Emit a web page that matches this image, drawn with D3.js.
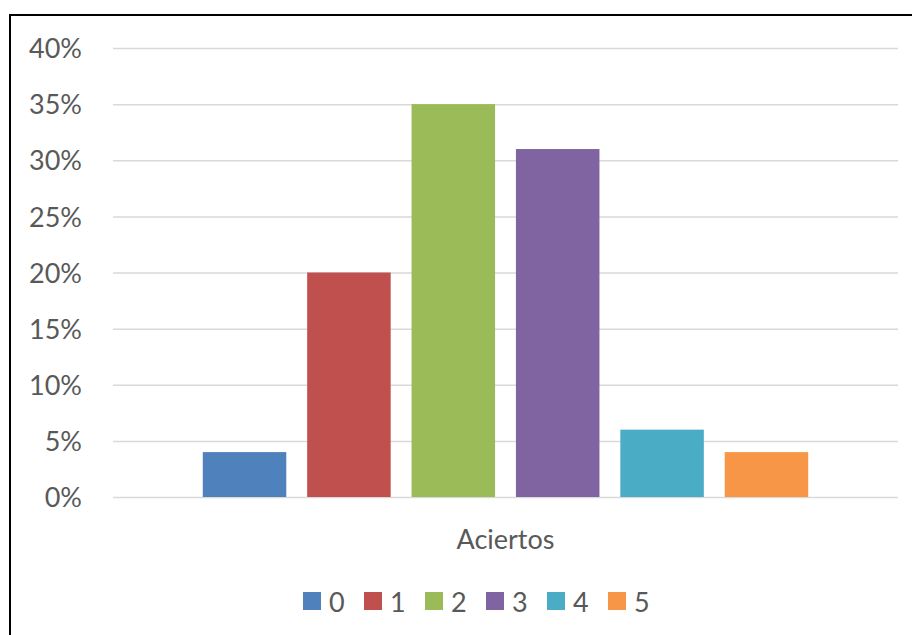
<!DOCTYPE html>
<html>
<head>
<meta charset="utf-8">
<script src="https://cdn.jsdelivr.net/npm/d3@7"></script>
<style>
  body { margin: 0; background: #ffffff; }
  svg { display: block; }
</style>
</head>
<body>
<div id="chart"></div>
<script>
// data
var categories = ["Aciertos"];
var seriesNames = ["0", "1", "2", "3", "4", "5"];
var seriesValues = [0.04, 0.20, 0.35, 0.31, 0.06, 0.04];
var seriesColors = ["#4f81bd", "#c0504d", "#9bbb59", "#8064a2", "#4bacc6", "#f79646"];
var yTicks = [0, 0.05, 0.10, 0.15, 0.20, 0.25, 0.30, 0.35, 0.40];

var w = 912;
var h = 635;
var plotLeft = 113, plotRight = 898, plotTop = 48, plotBottom = 497;
var textColor = "#595959";
var font = "Lato, 'Open Sans', sans-serif";

var svg = d3.select("#chart").append("svg").attr("width", w).attr("height", h);

// outer frame (only left and top edges show)
svg.append("rect")
    .attr("x", 10).attr("y", 15)
    .attr("width", 920).attr("height", 650)
    .attr("fill", "none")
    .attr("stroke", "#000")
    .attr("stroke-width", 2);

var yScale = d3.scaleLinear().domain([0, 0.40]).range([plotBottom, plotTop]);

var xScale = d3.scaleBand().domain(categories).range([plotLeft, plotRight]);

var xInner = d3.scaleBand().domain(seriesNames)
    .range([0, xScale.bandwidth()])
    .paddingInner(0.2)
    .paddingOuter(0.86);

// gridlines + labels
var yAxis = d3.axisLeft(yScale)
    .tickValues(yTicks)
    .tickSize(-(plotRight - plotLeft))
    .tickPadding(31)
    .tickFormat(d3.format(".0%"));

var gy = svg.append("g")
    .attr("transform", "translate(" + plotLeft + ",0)")
    .call(yAxis);
gy.select(".domain").remove();
gy.selectAll("line").attr("stroke", "#d9d9d9").attr("stroke-width", 1.5);
gy.selectAll("text")
    .attr("fill", textColor)
    .attr("font-family", font)
    .attr("font-size", "27px")
    .attr("dy", "0.36em");

// bars
var group = svg.append("g").selectAll("g")
    .data(categories)
    .enter().append("g")
    .attr("transform", function (d) { return "translate(" + xScale(d) + ",0)"; });

group.selectAll("rect")
    .data(seriesNames.map(function (s, i) { return { name: s, value: seriesValues[i], color: seriesColors[i] }; }))
    .enter().append("rect")
    .attr("x", function (d) { return xInner(d.name); })
    .attr("y", function (d) { return yScale(d.value); })
    .attr("width", xInner.bandwidth())
    .attr("height", function (d) { return yScale(0) - yScale(d.value); })
    .attr("fill", function (d) { return d.color; });

// category label
svg.selectAll(".cat")
    .data(categories)
    .enter().append("text")
    .attr("class", "cat")
    .attr("x", function (d) { return xScale(d) + xScale.bandwidth() / 2; })
    .attr("y", 549)
    .attr("text-anchor", "middle")
    .attr("fill", textColor)
    .attr("font-family", font)
    .attr("font-size", "27px")
    .text(function (d) { return d; });

// legend
var legendX = d3.scaleBand().domain(seriesNames).range([303, 669]);
var legend = svg.append("g").selectAll("g")
    .data(seriesNames)
    .enter().append("g")
    .attr("transform", function (d) { return "translate(" + legendX(d) + ",592)"; });

legend.append("rect")
    .attr("width", 18).attr("height", 18)
    .attr("fill", function (d, i) { return seriesColors[i]; });

legend.append("text")
    .attr("x", 26)
    .attr("y", 20)
    .attr("fill", textColor)
    .attr("font-family", font)
    .attr("font-size", "27px")
    .text(function (d) { return d; });
</script>
</body>
</html>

▬▬▬▬▬▬▬▬▬▬

What is required:
Your task is to repeat the data above exactly while excluding the pictures.

Task solution:
Emit a web page that matches this image, drawn with D3.js.
<!DOCTYPE html>
<html>
<head>
<meta charset="utf-8">
<script src="https://cdn.jsdelivr.net/npm/d3@7"></script>
<style>
  body { margin: 0; background: #ffffff; }
  svg { display: block; }
</style>
</head>
<body>
<div id="chart"></div>
<script>
// data
var categories = ["Aciertos"];
var seriesNames = ["0", "1", "2", "3", "4", "5"];
var seriesValues = [0.04, 0.20, 0.35, 0.31, 0.06, 0.04];
var seriesColors = ["#4f81bd", "#c0504d", "#9bbb59", "#8064a2", "#4bacc6", "#f79646"];
var yTicks = [0, 0.05, 0.10, 0.15, 0.20, 0.25, 0.30, 0.35, 0.40];

var w = 912;
var h = 635;
var plotLeft = 113, plotRight = 898, plotTop = 48, plotBottom = 497;
var textColor = "#595959";
var font = "Lato, 'Open Sans', sans-serif";

var svg = d3.select("#chart").append("svg").attr("width", w).attr("height", h);

// outer frame (only left and top edges show)
svg.append("rect")
    .attr("x", 10).attr("y", 15)
    .attr("width", 920).attr("height", 650)
    .attr("fill", "none")
    .attr("stroke", "#000")
    .attr("stroke-width", 2);

var yScale = d3.scaleLinear().domain([0, 0.40]).range([plotBottom, plotTop]);

var xScale = d3.scaleBand().domain(categories).range([plotLeft, plotRight]);

var xInner = d3.scaleBand().domain(seriesNames)
    .range([0, xScale.bandwidth()])
    .paddingInner(0.2)
    .paddingOuter(0.86);

// gridlines + labels
var yAxis = d3.axisLeft(yScale)
    .tickValues(yTicks)
    .tickSize(-(plotRight - plotLeft))
    .tickPadding(31)
    .tickFormat(d3.format(".0%"));

var gy = svg.append("g")
    .attr("transform", "translate(" + plotLeft + ",0)")
    .call(yAxis);
gy.select(".domain").remove();
gy.selectAll("line").attr("stroke", "#d9d9d9").attr("stroke-width", 1.5);
gy.selectAll("text")
    .attr("fill", textColor)
    .attr("font-family", font)
    .attr("font-size", "27px")
    .attr("dy", "0.36em");

// bars
var group = svg.append("g").selectAll("g")
    .data(categories)
    .enter().append("g")
    .attr("transform", function (d) { return "translate(" + xScale(d) + ",0)"; });

group.selectAll("rect")
    .data(seriesNames.map(function (s, i) { return { name: s, value: seriesValues[i], color: seriesColors[i] }; }))
    .enter().append("rect")
    .attr("x", function (d) { return xInner(d.name); })
    .attr("y", function (d) { return yScale(d.value); })
    .attr("width", xInner.bandwidth())
    .attr("height", function (d) { return yScale(0) - yScale(d.value); })
    .attr("fill", function (d) { return d.color; });

// category label
svg.selectAll(".cat")
    .data(categories)
    .enter().append("text")
    .attr("class", "cat")
    .attr("x", function (d) { return xScale(d) + xScale.bandwidth() / 2; })
    .attr("y", 549)
    .attr("text-anchor", "middle")
    .attr("fill", textColor)
    .attr("font-family", font)
    .attr("font-size", "27px")
    .text(function (d) { return d; });

// legend
var legendX = d3.scaleBand().domain(seriesNames).range([303, 669]);
var legend = svg.append("g").selectAll("g")
    .data(seriesNames)
    .enter().append("g")
    .attr("transform", function (d) { return "translate(" + legendX(d) + ",592)"; });

legend.append("rect")
    .attr("width", 18).attr("height", 18)
    .attr("fill", function (d, i) { return seriesColors[i]; });

legend.append("text")
    .attr("x", 26)
    .attr("y", 20)
    .attr("fill", textColor)
    .attr("font-family", font)
    .attr("font-size", "27px")
    .text(function (d) { return d; });
</script>
</body>
</html>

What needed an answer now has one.